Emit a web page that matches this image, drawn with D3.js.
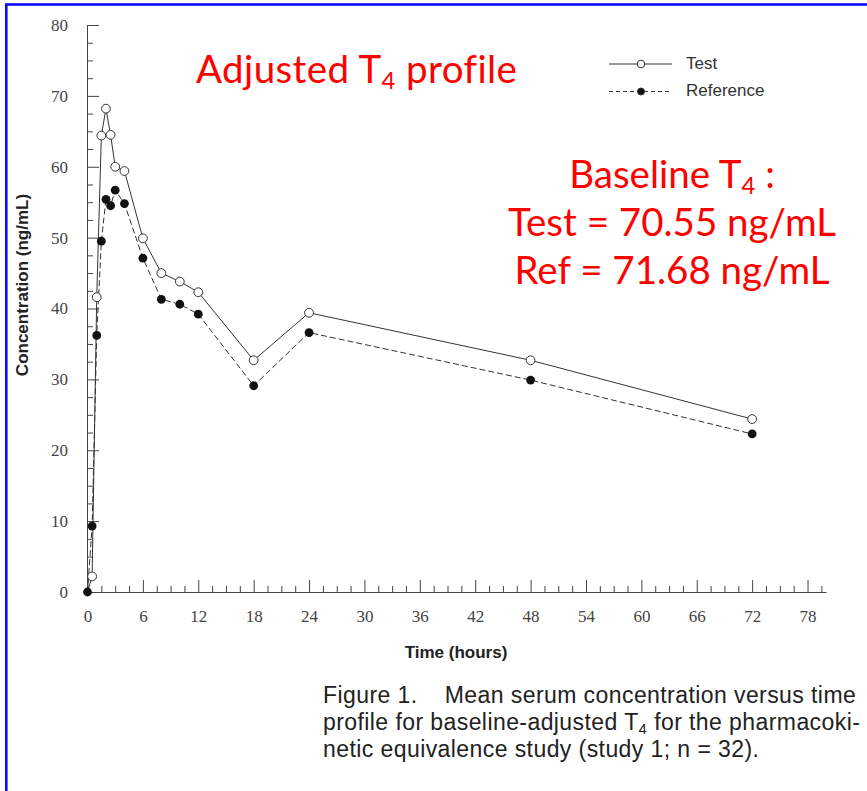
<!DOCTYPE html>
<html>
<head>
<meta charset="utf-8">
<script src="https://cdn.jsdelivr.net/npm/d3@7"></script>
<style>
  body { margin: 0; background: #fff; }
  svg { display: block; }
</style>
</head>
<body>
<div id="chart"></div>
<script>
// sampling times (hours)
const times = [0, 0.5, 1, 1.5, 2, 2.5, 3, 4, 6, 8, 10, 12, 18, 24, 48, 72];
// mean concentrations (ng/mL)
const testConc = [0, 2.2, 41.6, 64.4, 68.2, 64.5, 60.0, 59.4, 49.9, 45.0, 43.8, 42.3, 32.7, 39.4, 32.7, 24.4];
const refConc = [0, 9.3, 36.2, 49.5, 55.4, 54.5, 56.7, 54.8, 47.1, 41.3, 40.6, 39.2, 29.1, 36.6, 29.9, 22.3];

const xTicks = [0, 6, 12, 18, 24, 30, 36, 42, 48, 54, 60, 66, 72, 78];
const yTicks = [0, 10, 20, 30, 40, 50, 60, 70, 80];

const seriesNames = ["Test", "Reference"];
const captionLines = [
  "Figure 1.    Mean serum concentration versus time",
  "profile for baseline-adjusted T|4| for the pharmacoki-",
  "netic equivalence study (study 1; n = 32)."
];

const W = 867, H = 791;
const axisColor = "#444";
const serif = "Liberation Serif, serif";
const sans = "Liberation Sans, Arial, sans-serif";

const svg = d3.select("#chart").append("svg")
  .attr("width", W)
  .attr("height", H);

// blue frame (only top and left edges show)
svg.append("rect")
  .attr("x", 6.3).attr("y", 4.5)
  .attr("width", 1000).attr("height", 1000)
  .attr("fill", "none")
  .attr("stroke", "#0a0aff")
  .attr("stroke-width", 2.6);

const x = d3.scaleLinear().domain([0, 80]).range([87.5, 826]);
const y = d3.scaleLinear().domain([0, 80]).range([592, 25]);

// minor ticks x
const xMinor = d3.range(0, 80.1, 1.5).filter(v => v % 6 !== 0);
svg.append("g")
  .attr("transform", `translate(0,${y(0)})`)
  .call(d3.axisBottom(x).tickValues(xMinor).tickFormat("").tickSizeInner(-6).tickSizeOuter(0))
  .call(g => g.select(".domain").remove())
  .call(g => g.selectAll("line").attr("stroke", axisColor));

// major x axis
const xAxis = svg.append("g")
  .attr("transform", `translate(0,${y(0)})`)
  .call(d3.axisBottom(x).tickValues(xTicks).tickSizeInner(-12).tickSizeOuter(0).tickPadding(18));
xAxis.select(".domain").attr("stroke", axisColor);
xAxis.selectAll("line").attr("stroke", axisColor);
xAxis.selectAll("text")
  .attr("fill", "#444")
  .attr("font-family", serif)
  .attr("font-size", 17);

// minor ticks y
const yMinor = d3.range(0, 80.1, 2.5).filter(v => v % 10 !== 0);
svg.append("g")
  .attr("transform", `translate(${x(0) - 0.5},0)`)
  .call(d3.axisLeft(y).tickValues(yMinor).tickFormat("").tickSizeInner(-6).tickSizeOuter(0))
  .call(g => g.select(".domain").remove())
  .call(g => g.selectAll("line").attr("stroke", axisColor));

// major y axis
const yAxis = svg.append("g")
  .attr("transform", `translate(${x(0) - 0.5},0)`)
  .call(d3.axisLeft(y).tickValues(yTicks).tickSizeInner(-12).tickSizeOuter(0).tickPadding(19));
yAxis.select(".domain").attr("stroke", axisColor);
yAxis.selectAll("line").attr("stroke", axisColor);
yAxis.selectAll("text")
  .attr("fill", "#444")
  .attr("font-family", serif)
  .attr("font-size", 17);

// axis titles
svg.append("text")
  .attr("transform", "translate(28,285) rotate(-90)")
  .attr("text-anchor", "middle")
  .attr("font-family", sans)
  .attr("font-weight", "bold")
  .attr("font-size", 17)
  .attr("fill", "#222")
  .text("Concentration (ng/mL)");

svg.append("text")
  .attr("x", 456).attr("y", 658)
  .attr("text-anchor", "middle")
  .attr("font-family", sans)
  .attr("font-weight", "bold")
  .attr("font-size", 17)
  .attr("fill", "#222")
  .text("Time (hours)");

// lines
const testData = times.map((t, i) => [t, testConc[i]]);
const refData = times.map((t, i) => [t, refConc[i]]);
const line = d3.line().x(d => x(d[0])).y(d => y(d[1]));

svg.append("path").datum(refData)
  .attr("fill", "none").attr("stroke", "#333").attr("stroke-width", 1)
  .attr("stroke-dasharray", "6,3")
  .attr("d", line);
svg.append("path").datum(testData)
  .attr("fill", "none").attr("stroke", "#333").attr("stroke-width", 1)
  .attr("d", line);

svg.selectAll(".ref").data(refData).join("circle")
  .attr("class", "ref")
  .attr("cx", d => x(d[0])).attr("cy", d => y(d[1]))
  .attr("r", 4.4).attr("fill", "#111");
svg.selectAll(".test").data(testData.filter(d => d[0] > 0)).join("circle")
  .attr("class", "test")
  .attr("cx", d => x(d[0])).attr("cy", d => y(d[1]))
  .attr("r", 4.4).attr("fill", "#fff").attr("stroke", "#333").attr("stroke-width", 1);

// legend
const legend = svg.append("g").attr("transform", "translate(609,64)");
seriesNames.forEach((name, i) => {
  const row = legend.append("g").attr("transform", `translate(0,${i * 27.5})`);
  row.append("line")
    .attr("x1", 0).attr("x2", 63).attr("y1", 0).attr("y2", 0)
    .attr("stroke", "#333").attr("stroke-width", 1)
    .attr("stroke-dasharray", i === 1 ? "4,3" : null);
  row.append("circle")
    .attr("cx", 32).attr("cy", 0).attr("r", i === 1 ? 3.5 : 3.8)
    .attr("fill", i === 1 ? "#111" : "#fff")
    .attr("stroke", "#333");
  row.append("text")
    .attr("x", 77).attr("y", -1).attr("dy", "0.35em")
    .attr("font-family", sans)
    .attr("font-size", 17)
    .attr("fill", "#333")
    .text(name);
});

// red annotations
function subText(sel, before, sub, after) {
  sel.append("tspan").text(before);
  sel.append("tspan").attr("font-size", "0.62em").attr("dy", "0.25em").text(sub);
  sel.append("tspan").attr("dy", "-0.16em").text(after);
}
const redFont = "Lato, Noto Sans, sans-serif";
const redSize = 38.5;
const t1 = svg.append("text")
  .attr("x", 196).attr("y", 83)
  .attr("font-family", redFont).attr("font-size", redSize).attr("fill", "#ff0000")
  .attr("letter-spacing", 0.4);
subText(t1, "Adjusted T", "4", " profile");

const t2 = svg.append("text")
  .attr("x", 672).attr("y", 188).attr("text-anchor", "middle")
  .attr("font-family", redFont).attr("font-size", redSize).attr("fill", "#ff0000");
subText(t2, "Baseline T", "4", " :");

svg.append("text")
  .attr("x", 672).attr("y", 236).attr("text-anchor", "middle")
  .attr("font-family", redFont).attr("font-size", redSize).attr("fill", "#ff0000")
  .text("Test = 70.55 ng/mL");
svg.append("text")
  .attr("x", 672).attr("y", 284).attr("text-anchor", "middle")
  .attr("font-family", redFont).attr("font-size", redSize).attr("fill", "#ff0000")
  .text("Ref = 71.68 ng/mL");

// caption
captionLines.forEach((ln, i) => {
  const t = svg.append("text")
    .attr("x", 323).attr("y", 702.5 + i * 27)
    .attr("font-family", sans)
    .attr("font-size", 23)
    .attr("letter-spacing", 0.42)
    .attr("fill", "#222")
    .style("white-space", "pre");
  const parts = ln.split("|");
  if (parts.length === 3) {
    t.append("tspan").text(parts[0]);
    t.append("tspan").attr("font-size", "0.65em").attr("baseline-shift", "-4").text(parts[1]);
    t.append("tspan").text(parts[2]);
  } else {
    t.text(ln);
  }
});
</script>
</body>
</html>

■ **Description of the task**
Write out the listing word for word, omitting the pictures it holds.

■ **Response**
Emit a web page that matches this image, drawn with D3.js.
<!DOCTYPE html>
<html>
<head>
<meta charset="utf-8">
<script src="https://cdn.jsdelivr.net/npm/d3@7"></script>
<style>
  body { margin: 0; background: #fff; }
  svg { display: block; }
</style>
</head>
<body>
<div id="chart"></div>
<script>
// sampling times (hours)
const times = [0, 0.5, 1, 1.5, 2, 2.5, 3, 4, 6, 8, 10, 12, 18, 24, 48, 72];
// mean concentrations (ng/mL)
const testConc = [0, 2.2, 41.6, 64.4, 68.2, 64.5, 60.0, 59.4, 49.9, 45.0, 43.8, 42.3, 32.7, 39.4, 32.7, 24.4];
const refConc = [0, 9.3, 36.2, 49.5, 55.4, 54.5, 56.7, 54.8, 47.1, 41.3, 40.6, 39.2, 29.1, 36.6, 29.9, 22.3];

const xTicks = [0, 6, 12, 18, 24, 30, 36, 42, 48, 54, 60, 66, 72, 78];
const yTicks = [0, 10, 20, 30, 40, 50, 60, 70, 80];

const seriesNames = ["Test", "Reference"];
const captionLines = [
  "Figure 1.    Mean serum concentration versus time",
  "profile for baseline-adjusted T|4| for the pharmacoki-",
  "netic equivalence study (study 1; n = 32)."
];

const W = 867, H = 791;
const axisColor = "#444";
const serif = "Liberation Serif, serif";
const sans = "Liberation Sans, Arial, sans-serif";

const svg = d3.select("#chart").append("svg")
  .attr("width", W)
  .attr("height", H);

// blue frame (only top and left edges show)
svg.append("rect")
  .attr("x", 6.3).attr("y", 4.5)
  .attr("width", 1000).attr("height", 1000)
  .attr("fill", "none")
  .attr("stroke", "#0a0aff")
  .attr("stroke-width", 2.6);

const x = d3.scaleLinear().domain([0, 80]).range([87.5, 826]);
const y = d3.scaleLinear().domain([0, 80]).range([592, 25]);

// minor ticks x
const xMinor = d3.range(0, 80.1, 1.5).filter(v => v % 6 !== 0);
svg.append("g")
  .attr("transform", `translate(0,${y(0)})`)
  .call(d3.axisBottom(x).tickValues(xMinor).tickFormat("").tickSizeInner(-6).tickSizeOuter(0))
  .call(g => g.select(".domain").remove())
  .call(g => g.selectAll("line").attr("stroke", axisColor));

// major x axis
const xAxis = svg.append("g")
  .attr("transform", `translate(0,${y(0)})`)
  .call(d3.axisBottom(x).tickValues(xTicks).tickSizeInner(-12).tickSizeOuter(0).tickPadding(18));
xAxis.select(".domain").attr("stroke", axisColor);
xAxis.selectAll("line").attr("stroke", axisColor);
xAxis.selectAll("text")
  .attr("fill", "#444")
  .attr("font-family", serif)
  .attr("font-size", 17);

// minor ticks y
const yMinor = d3.range(0, 80.1, 2.5).filter(v => v % 10 !== 0);
svg.append("g")
  .attr("transform", `translate(${x(0) - 0.5},0)`)
  .call(d3.axisLeft(y).tickValues(yMinor).tickFormat("").tickSizeInner(-6).tickSizeOuter(0))
  .call(g => g.select(".domain").remove())
  .call(g => g.selectAll("line").attr("stroke", axisColor));

// major y axis
const yAxis = svg.append("g")
  .attr("transform", `translate(${x(0) - 0.5},0)`)
  .call(d3.axisLeft(y).tickValues(yTicks).tickSizeInner(-12).tickSizeOuter(0).tickPadding(19));
yAxis.select(".domain").attr("stroke", axisColor);
yAxis.selectAll("line").attr("stroke", axisColor);
yAxis.selectAll("text")
  .attr("fill", "#444")
  .attr("font-family", serif)
  .attr("font-size", 17);

// axis titles
svg.append("text")
  .attr("transform", "translate(28,285) rotate(-90)")
  .attr("text-anchor", "middle")
  .attr("font-family", sans)
  .attr("font-weight", "bold")
  .attr("font-size", 17)
  .attr("fill", "#222")
  .text("Concentration (ng/mL)");

svg.append("text")
  .attr("x", 456).attr("y", 658)
  .attr("text-anchor", "middle")
  .attr("font-family", sans)
  .attr("font-weight", "bold")
  .attr("font-size", 17)
  .attr("fill", "#222")
  .text("Time (hours)");

// lines
const testData = times.map((t, i) => [t, testConc[i]]);
const refData = times.map((t, i) => [t, refConc[i]]);
const line = d3.line().x(d => x(d[0])).y(d => y(d[1]));

svg.append("path").datum(refData)
  .attr("fill", "none").attr("stroke", "#333").attr("stroke-width", 1)
  .attr("stroke-dasharray", "6,3")
  .attr("d", line);
svg.append("path").datum(testData)
  .attr("fill", "none").attr("stroke", "#333").attr("stroke-width", 1)
  .attr("d", line);

svg.selectAll(".ref").data(refData).join("circle")
  .attr("class", "ref")
  .attr("cx", d => x(d[0])).attr("cy", d => y(d[1]))
  .attr("r", 4.4).attr("fill", "#111");
svg.selectAll(".test").data(testData.filter(d => d[0] > 0)).join("circle")
  .attr("class", "test")
  .attr("cx", d => x(d[0])).attr("cy", d => y(d[1]))
  .attr("r", 4.4).attr("fill", "#fff").attr("stroke", "#333").attr("stroke-width", 1);

// legend
const legend = svg.append("g").attr("transform", "translate(609,64)");
seriesNames.forEach((name, i) => {
  const row = legend.append("g").attr("transform", `translate(0,${i * 27.5})`);
  row.append("line")
    .attr("x1", 0).attr("x2", 63).attr("y1", 0).attr("y2", 0)
    .attr("stroke", "#333").attr("stroke-width", 1)
    .attr("stroke-dasharray", i === 1 ? "4,3" : null);
  row.append("circle")
    .attr("cx", 32).attr("cy", 0).attr("r", i === 1 ? 3.5 : 3.8)
    .attr("fill", i === 1 ? "#111" : "#fff")
    .attr("stroke", "#333");
  row.append("text")
    .attr("x", 77).attr("y", -1).attr("dy", "0.35em")
    .attr("font-family", sans)
    .attr("font-size", 17)
    .attr("fill", "#333")
    .text(name);
});

// red annotations
function subText(sel, before, sub, after) {
  sel.append("tspan").text(before);
  sel.append("tspan").attr("font-size", "0.62em").attr("dy", "0.25em").text(sub);
  sel.append("tspan").attr("dy", "-0.16em").text(after);
}
const redFont = "Lato, Noto Sans, sans-serif";
const redSize = 38.5;
const t1 = svg.append("text")
  .attr("x", 196).attr("y", 83)
  .attr("font-family", redFont).attr("font-size", redSize).attr("fill", "#ff0000")
  .attr("letter-spacing", 0.4);
subText(t1, "Adjusted T", "4", " profile");

const t2 = svg.append("text")
  .attr("x", 672).attr("y", 188).attr("text-anchor", "middle")
  .attr("font-family", redFont).attr("font-size", redSize).attr("fill", "#ff0000");
subText(t2, "Baseline T", "4", " :");

svg.append("text")
  .attr("x", 672).attr("y", 236).attr("text-anchor", "middle")
  .attr("font-family", redFont).attr("font-size", redSize).attr("fill", "#ff0000")
  .text("Test = 70.55 ng/mL");
svg.append("text")
  .attr("x", 672).attr("y", 284).attr("text-anchor", "middle")
  .attr("font-family", redFont).attr("font-size", redSize).attr("fill", "#ff0000")
  .text("Ref = 71.68 ng/mL");

// caption
captionLines.forEach((ln, i) => {
  const t = svg.append("text")
    .attr("x", 323).attr("y", 702.5 + i * 27)
    .attr("font-family", sans)
    .attr("font-size", 23)
    .attr("letter-spacing", 0.42)
    .attr("fill", "#222")
    .style("white-space", "pre");
  const parts = ln.split("|");
  if (parts.length === 3) {
    t.append("tspan").text(parts[0]);
    t.append("tspan").attr("font-size", "0.65em").attr("baseline-shift", "-4").text(parts[1]);
    t.append("tspan").text(parts[2]);
  } else {
    t.text(ln);
  }
});
</script>
</body>
</html>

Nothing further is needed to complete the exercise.